# Short exercise
Give only a count of the lines that include the string "size".
START
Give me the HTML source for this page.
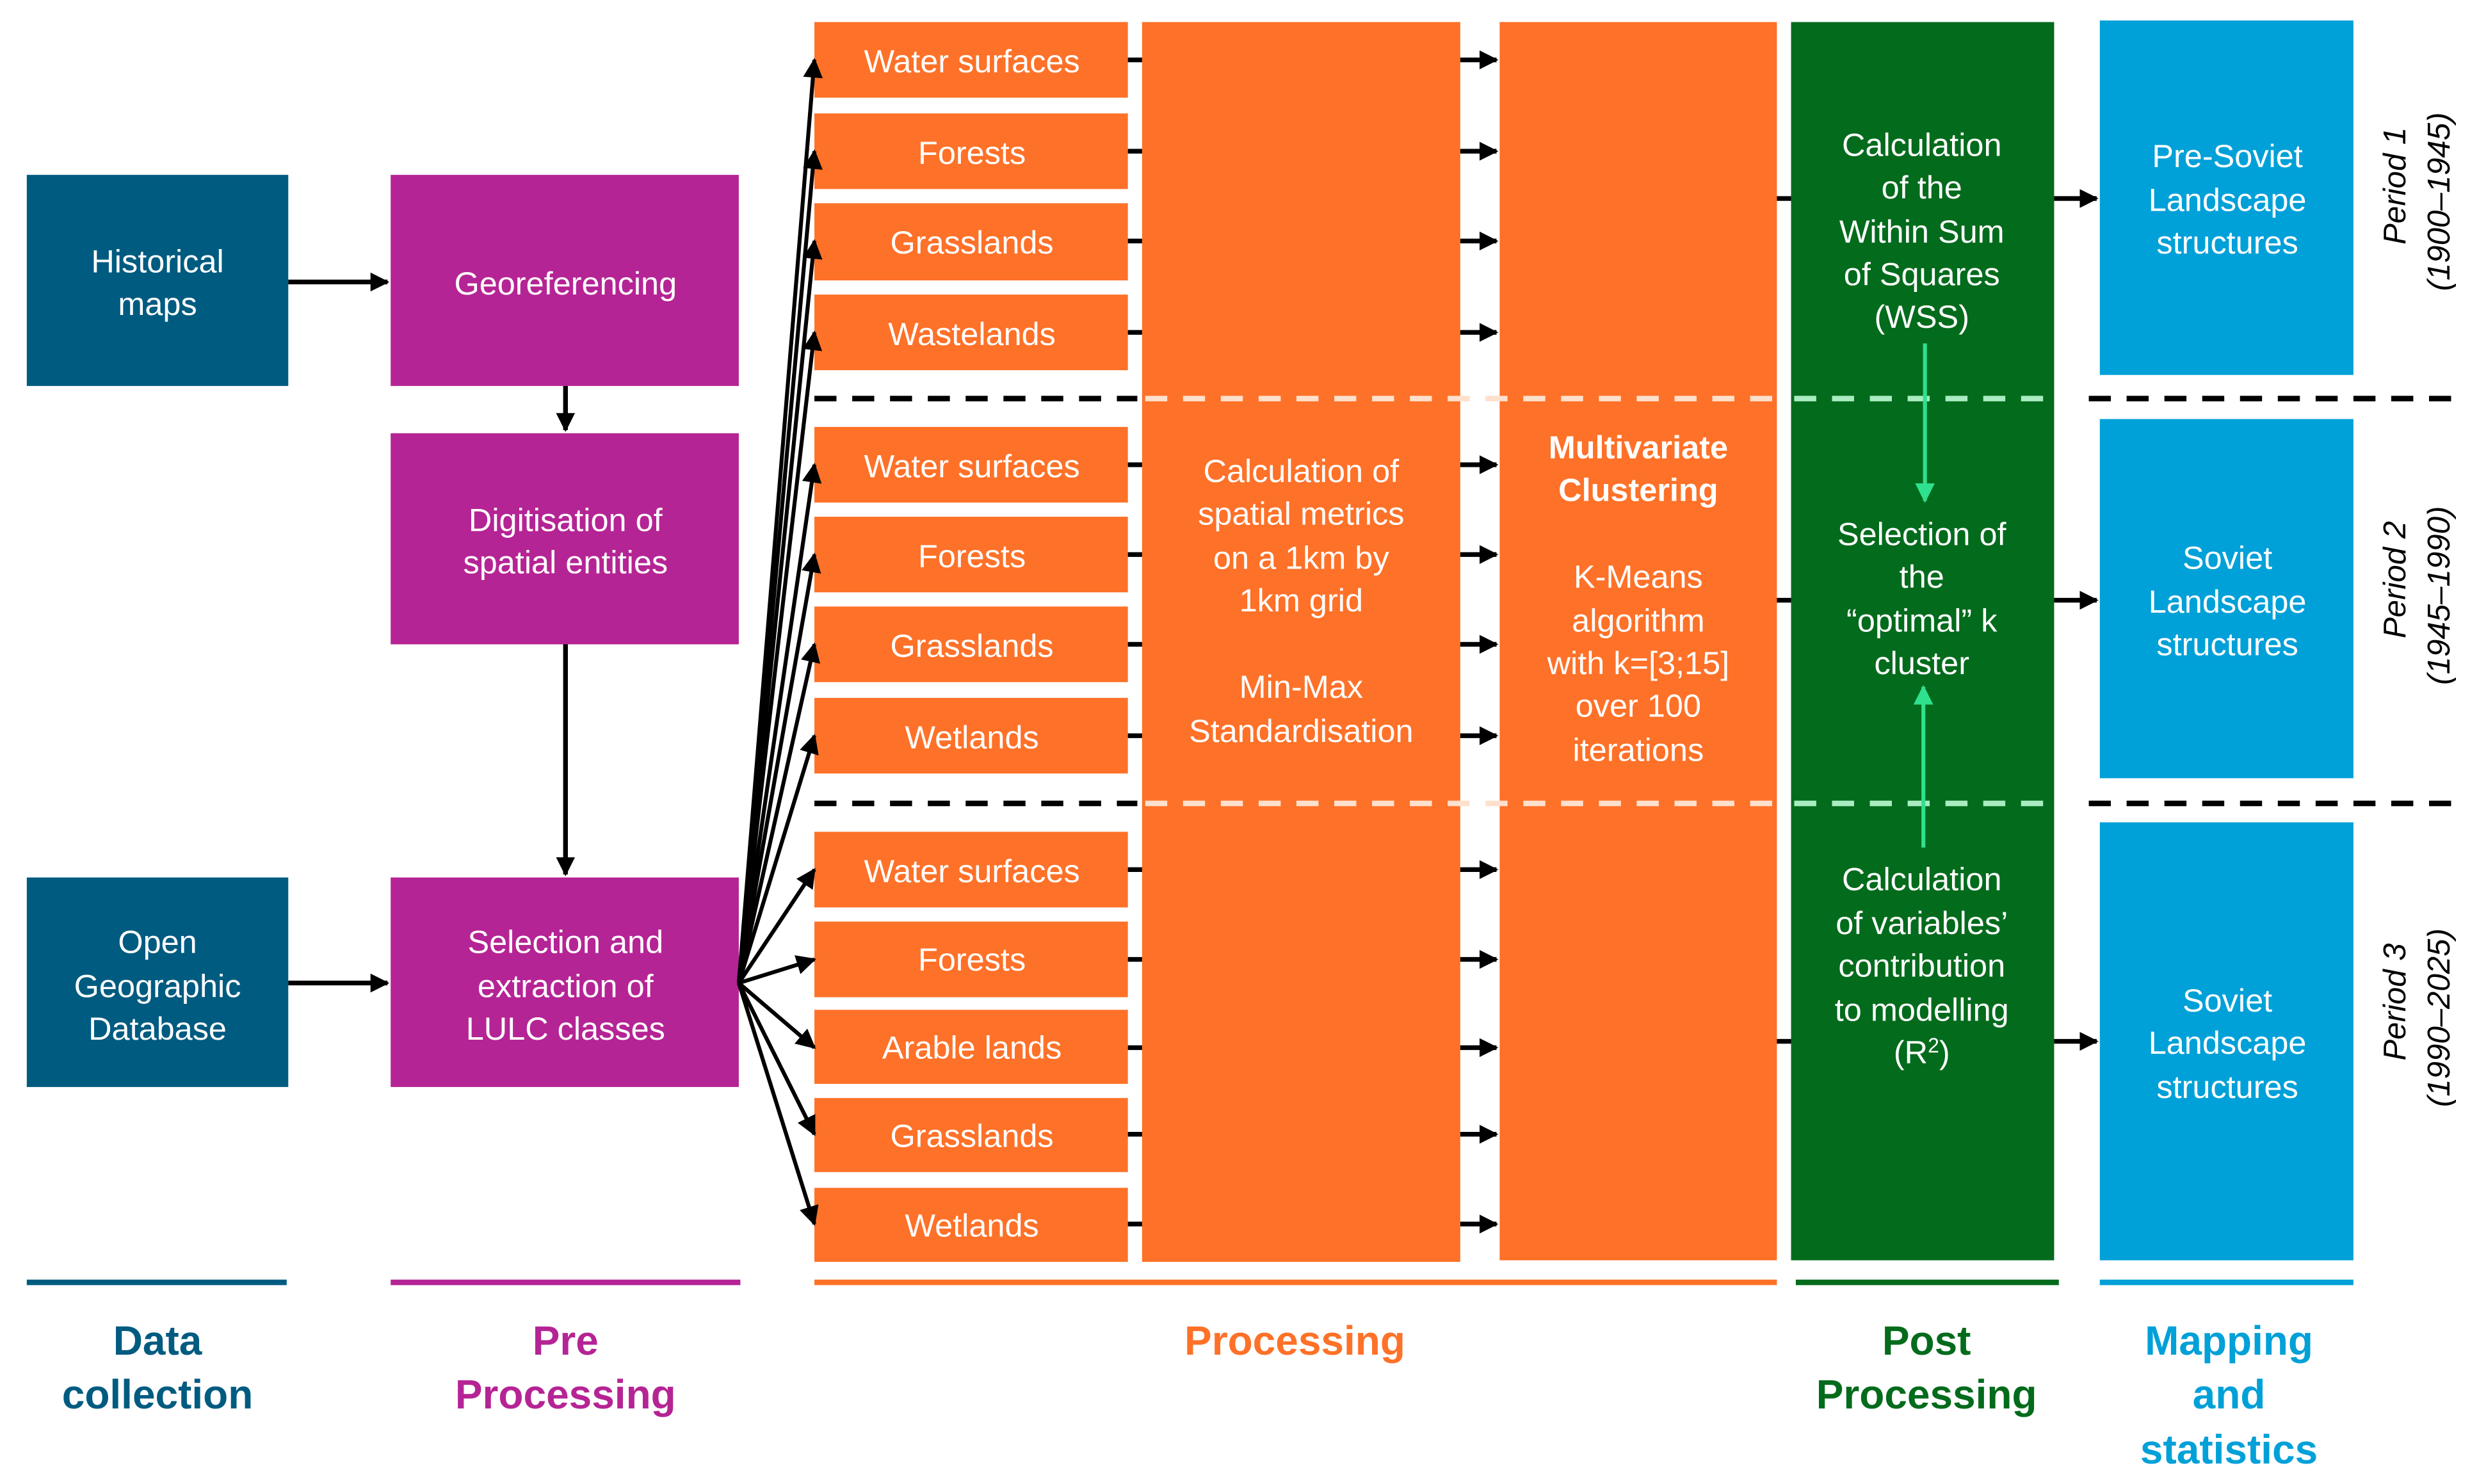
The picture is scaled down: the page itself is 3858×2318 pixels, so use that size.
<!DOCTYPE html>
<html><head><meta charset="utf-8"><style>
html,body{margin:0;padding:0;background:#fff;}
svg{display:block;}
text{font-family:"Liberation Sans",Arial,sans-serif;}
</style></head><body>
<svg width="3858" height="2318" viewBox="0 0 1568 942" preserveAspectRatio="none" xmlns="http://www.w3.org/2000/svg">
<defs>
<marker id="ah" viewBox="0 0 10 10" refX="9" refY="5" markerWidth="4" markerHeight="4" orient="auto" markerUnits="strokeWidth"><path d="M0,0 L10,5 L0,10 z" fill="#000"/></marker>
<marker id="ah2" viewBox="0 0 10 10" refX="9" refY="5" markerWidth="5" markerHeight="5" orient="auto" markerUnits="strokeWidth"><path d="M0,0 L10,5 L0,10 z" fill="#000"/></marker>
<marker id="ag" viewBox="0 0 10 10" refX="9" refY="5" markerWidth="5" markerHeight="5" orient="auto" markerUnits="strokeWidth"><path d="M0,0 L10,5 L0,10 z" fill="#2fe08e"/></marker>
</defs>
<g fill="#fff" font-size="20.5" text-anchor="middle">
<rect x="17" y="111" width="166" height="134" fill="#005B80"/>
<text x="100" y="173">Historical</text><text x="100" y="200">maps</text>
<rect x="17" y="557" width="166" height="133" fill="#005B80"/>
<text x="100" y="605">Open</text><text x="100" y="633">Geographic</text><text x="100" y="660">Database</text>
<rect x="248" y="111" width="221" height="134" fill="#B52495"/>
<text x="359" y="187">Georeferencing</text>
<rect x="248" y="275" width="221" height="134" fill="#B52495"/>
<text x="359" y="337">Digitisation of</text><text x="359" y="364">spatial entities</text>
<rect x="248" y="557" width="221" height="133" fill="#B52495"/>
<text x="359" y="605">Selection and</text><text x="359" y="633">extraction of</text><text x="359" y="660">LULC classes</text>
<g fill="#FE7128">
<rect x="517" y="14" width="199" height="48"/><rect x="517" y="72" width="199" height="48"/>
<rect x="517" y="129" width="199" height="49"/><rect x="517" y="187" width="199" height="48"/>
<rect x="517" y="271" width="199" height="48"/><rect x="517" y="328" width="199" height="48"/>
<rect x="517" y="385" width="199" height="48"/><rect x="517" y="443" width="199" height="48"/>
<rect x="517" y="528" width="199" height="48"/><rect x="517" y="585" width="199" height="48"/>
<rect x="517" y="641" width="199" height="47"/><rect x="517" y="697" width="199" height="47"/>
<rect x="517" y="754" width="199" height="47"/>
<rect x="725" y="14" width="202" height="787"/>
<rect x="952" y="14" width="176" height="786"/>
</g>
<text x="617" y="46">Water surfaces</text><text x="617" y="104">Forests</text>
<text x="617" y="161">Grasslands</text><text x="617" y="219">Wastelands</text>
<text x="617" y="303">Water surfaces</text><text x="617" y="360">Forests</text>
<text x="617" y="417">Grasslands</text><text x="617" y="475">Wetlands</text>
<text x="617" y="560">Water surfaces</text><text x="617" y="616">Forests</text>
<text x="617" y="672">Arable lands</text><text x="617" y="728">Grasslands</text>
<text x="617" y="785">Wetlands</text>
<text x="826" y="306">Calculation of</text><text x="826" y="333">spatial metrics</text>
<text x="826" y="361">on a 1km by</text><text x="826" y="388">1km grid</text>
<text x="826" y="443">Min-Max</text><text x="826" y="471">Standardisation</text>
<text x="1040" y="291" font-weight="bold">Multivariate</text><text x="1040" y="318" font-weight="bold">Clustering</text>
<text x="1040" y="373">K-Means</text><text x="1040" y="401">algorithm</text>
<text x="1040" y="428">with k=[3;15]</text><text x="1040" y="455">over 100</text><text x="1040" y="483">iterations</text>
<rect x="1137" y="14" width="167" height="786" fill="#036B1C"/>
<text x="1220" y="99">Calculation</text><text x="1220" y="126">of the</text><text x="1220" y="154">Within Sum</text>
<text x="1220" y="181">of Squares</text><text x="1220" y="208">(WSS)</text>
<text x="1220" y="346">Selection of</text><text x="1220" y="373">the</text><text x="1220" y="401">“optimal” k</text><text x="1220" y="428">cluster</text>
<text x="1220" y="565">Calculation</text><text x="1220" y="593">of variables’</text><text x="1220" y="620">contribution</text>
<text x="1220" y="648">to modelling</text><text x="1220" y="675">(R<tspan font-size="13" dy="-7">2</tspan><tspan dy="7">)</tspan></text>
<rect x="1333" y="13" width="161" height="225" fill="#00A0D8"/>
<rect x="1333" y="266" width="161" height="228" fill="#00A0D8"/>
<rect x="1333" y="522" width="161" height="278" fill="#00A0D8"/>
<text x="1414" y="106">Pre-Soviet</text><text x="1414" y="134">Landscape</text><text x="1414" y="161">structures</text>
<text x="1414" y="361">Soviet</text><text x="1414" y="389">Landscape</text><text x="1414" y="416">structures</text>
<text x="1414" y="642">Soviet</text><text x="1414" y="669">Landscape</text><text x="1414" y="697">structures</text>
</g>
<g font-size="20" font-style="italic" fill="#000" text-anchor="middle">
<text transform="translate(1527,118) rotate(-90)">Period 1</text>
<text transform="translate(1555,128) rotate(-90)">(1900–1945)</text>
<text transform="translate(1527,368) rotate(-90)">Period 2</text>
<text transform="translate(1555,378) rotate(-90)">(1945–1990)</text>
<text transform="translate(1527,636) rotate(-90)">Period 3</text>
<text transform="translate(1555,646) rotate(-90)">(1990–2025)</text>
</g>
<g stroke-width="3.5" stroke-dasharray="14,10">
<path d="M517 253 H722 M517 510 H722 M1326 253 H1562 M1326 510 H1562" stroke="#000"/>
<path d="M727 253 H1128 M727 510 H1128" stroke="#FFE0CC"/>
<path d="M1139 253 H1304 M1139 510 H1304" stroke="#A8ECC0"/>
</g>
<g stroke="#000" stroke-width="3" fill="none" marker-end="url(#ah)">
<path d="M183 179 H246"/>
<path d="M183 624 H246"/>
<path d="M359 245 V273"/>
<path d="M359 409 V555"/>
</g>
<g stroke="#000" stroke-width="2.5" fill="none" marker-end="url(#ah2)">
<path d="M469 624 L517 38"/><path d="M469 624 L517 96"/>
<path d="M469 624 L517 153"/><path d="M469 624 L517 211"/>
<path d="M469 624 L517 295"/><path d="M469 624 L517 352"/>
<path d="M469 624 L517 409"/><path d="M469 624 L517 467"/>
<path d="M469 624 L517 552"/><path d="M469 624 L517 609"/>
<path d="M469 624 L517 665"/><path d="M469 624 L517 720"/>
<path d="M469 624 L517 777"/>
</g>
<g stroke="#000" stroke-width="3" fill="none">
<path d="M716 38H725M716 96H725M716 153H725M716 211H725M716 295H725M716 352H725M716 409H725M716 467H725M716 552H725M716 609H725M716 665H725M716 720H725M716 777H725"/>
<path d="M1128 126H1137M1128 381H1137M1128 661H1137"/>
</g>
<g stroke="#000" stroke-width="3" fill="none" marker-end="url(#ah)">
<path d="M927 38H950"/><path d="M927 96H950"/><path d="M927 153H950"/><path d="M927 211H950"/>
<path d="M927 295H950"/><path d="M927 352H950"/><path d="M927 409H950"/><path d="M927 467H950"/>
<path d="M927 552H950"/><path d="M927 609H950"/><path d="M927 665H950"/><path d="M927 720H950"/><path d="M927 777H950"/>
<path d="M1304 126H1331"/><path d="M1304 381H1331"/><path d="M1304 661H1331"/>
</g>
<g stroke="#2fe08e" stroke-width="2.5" fill="none" marker-end="url(#ag)">
<path d="M1222 218 V318"/>
<path d="M1221 538 V436"/>
</g>
<g stroke-width="3.5">
<path d="M17 814H182" stroke="#005B80"/><path d="M248 814H470" stroke="#B52495"/>
<path d="M517 814H1128" stroke="#FE7128"/><path d="M1140 814H1307" stroke="#036B1C"/>
<path d="M1333 814H1494" stroke="#00A0D8"/>
</g>
<g font-size="26" font-weight="bold" text-anchor="middle">
<text x="100" y="860" fill="#005B80">Data</text><text x="100" y="894" fill="#005B80">collection</text>
<text x="359" y="860" fill="#B52495">Pre</text><text x="359" y="894" fill="#B52495">Processing</text>
<text x="822" y="860" fill="#FE7128">Processing</text>
<text x="1223" y="860" fill="#036B1C">Post</text><text x="1223" y="894" fill="#036B1C">Processing</text>
<text x="1415" y="860" fill="#00A0D8">Mapping</text><text x="1415" y="894" fill="#00A0D8">and</text><text x="1415" y="929" fill="#00A0D8">statistics</text>
</g>
</svg>
</body></html>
END
# Answer below
5